As president, Foerster oversees the work and contribution of her group members, holding board meetings to provide her support and suggestions.

“I have been forced to deal with different attitudes and people that I have never worked with before,” Foerster said.

“Our capstone is made of two different majors and also split into two different sections; it has been my job to create a healthy balance between competitive nature and an equal amount of support with each other.”

Foerster also serves as liaison between her class and professor Jeffrey Montague, assistant dean in STHM, who created the senior seminar.

“Professor Montague actually chooses the positions as he sees fit,” Foerster said. “He will put people in their positions so they can learn as much as possible.”

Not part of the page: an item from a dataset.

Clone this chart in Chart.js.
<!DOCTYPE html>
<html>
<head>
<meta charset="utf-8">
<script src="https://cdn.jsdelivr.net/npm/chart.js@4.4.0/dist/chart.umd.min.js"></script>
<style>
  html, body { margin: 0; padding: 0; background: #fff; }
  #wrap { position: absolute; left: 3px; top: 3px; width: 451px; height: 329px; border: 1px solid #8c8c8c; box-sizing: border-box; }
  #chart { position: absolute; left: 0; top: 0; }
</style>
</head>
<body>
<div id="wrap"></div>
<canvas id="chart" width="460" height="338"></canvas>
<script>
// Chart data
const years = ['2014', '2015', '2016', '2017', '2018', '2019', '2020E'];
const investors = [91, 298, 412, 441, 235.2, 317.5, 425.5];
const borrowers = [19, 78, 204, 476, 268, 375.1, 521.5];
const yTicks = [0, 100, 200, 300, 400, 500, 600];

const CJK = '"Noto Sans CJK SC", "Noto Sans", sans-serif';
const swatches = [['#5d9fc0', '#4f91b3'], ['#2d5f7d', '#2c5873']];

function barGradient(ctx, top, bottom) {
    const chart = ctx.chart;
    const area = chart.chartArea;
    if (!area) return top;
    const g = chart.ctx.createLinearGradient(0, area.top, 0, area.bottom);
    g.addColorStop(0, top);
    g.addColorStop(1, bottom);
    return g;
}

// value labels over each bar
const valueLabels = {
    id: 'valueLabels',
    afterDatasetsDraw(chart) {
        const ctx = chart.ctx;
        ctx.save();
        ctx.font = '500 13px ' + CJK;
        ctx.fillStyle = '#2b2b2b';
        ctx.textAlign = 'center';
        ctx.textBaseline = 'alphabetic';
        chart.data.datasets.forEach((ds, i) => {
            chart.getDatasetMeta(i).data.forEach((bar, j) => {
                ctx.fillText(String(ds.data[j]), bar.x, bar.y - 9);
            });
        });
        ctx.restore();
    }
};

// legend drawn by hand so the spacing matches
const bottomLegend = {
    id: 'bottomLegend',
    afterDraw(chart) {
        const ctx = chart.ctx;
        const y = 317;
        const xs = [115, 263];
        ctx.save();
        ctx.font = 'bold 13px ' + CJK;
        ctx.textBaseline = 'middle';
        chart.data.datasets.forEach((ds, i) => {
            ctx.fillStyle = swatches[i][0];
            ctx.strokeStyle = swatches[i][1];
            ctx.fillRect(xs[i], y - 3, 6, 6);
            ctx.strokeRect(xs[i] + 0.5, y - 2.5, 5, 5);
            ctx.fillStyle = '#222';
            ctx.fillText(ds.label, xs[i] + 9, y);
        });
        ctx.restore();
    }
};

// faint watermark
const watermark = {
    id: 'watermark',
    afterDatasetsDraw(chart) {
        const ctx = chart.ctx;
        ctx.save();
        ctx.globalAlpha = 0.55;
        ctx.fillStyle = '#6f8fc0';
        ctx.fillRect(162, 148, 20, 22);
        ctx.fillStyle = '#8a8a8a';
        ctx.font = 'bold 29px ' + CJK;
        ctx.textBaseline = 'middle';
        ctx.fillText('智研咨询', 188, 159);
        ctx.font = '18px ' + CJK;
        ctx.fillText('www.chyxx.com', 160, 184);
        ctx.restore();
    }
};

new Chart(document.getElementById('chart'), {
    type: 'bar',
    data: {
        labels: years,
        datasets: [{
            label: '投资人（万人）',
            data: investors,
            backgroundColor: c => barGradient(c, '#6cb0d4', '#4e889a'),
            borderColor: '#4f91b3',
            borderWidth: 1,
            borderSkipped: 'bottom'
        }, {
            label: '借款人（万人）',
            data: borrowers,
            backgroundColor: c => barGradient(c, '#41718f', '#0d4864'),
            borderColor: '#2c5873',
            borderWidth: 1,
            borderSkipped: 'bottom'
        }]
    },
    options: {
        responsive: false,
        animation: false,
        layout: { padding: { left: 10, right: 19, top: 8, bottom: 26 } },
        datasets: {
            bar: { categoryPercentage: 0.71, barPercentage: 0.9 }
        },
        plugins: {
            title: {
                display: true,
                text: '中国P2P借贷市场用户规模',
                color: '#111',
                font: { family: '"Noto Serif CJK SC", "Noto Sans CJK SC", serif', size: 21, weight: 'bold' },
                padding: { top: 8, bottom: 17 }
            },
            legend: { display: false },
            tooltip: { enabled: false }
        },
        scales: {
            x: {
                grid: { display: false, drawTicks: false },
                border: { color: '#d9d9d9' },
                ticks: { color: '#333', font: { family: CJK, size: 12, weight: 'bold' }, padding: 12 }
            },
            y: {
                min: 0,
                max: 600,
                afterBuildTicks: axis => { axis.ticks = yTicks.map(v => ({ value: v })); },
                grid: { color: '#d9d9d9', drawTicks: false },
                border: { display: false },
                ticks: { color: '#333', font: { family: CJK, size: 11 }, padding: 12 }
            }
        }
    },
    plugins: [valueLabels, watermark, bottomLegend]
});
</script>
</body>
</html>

Despite the stress, Foerster said she the class is worth all of the effort.
“This class has made me look into what I have to work on before I enter into the business world,” she said.

“We are forced to become critical decision makers and problem solvers within the stimulated business.”

Dr. Joe Goldblatt, senior lecturer and executive director for strategic partnerships and professional development in STHM, said his capstone curriculum entails mostly individual projects with occasional group assignments.

“I don’t hear many complaints,” Goldblatt said. “I receive very high ratings from my students about the class.”

Teaching at Temple for four years, Goldblatt has taught programming and special events, event management and a graduate level course called “Conferences, Exhibitions, and Event Management.”

In the past, capstones used to just consist of a final exam, Goldblatt said.

“Now they have tangible projects for students to complete,” he said. “Currently I have students working on the Bethlehem Music Festival and I expect them to do so well that at the end they are asked for their resumes.”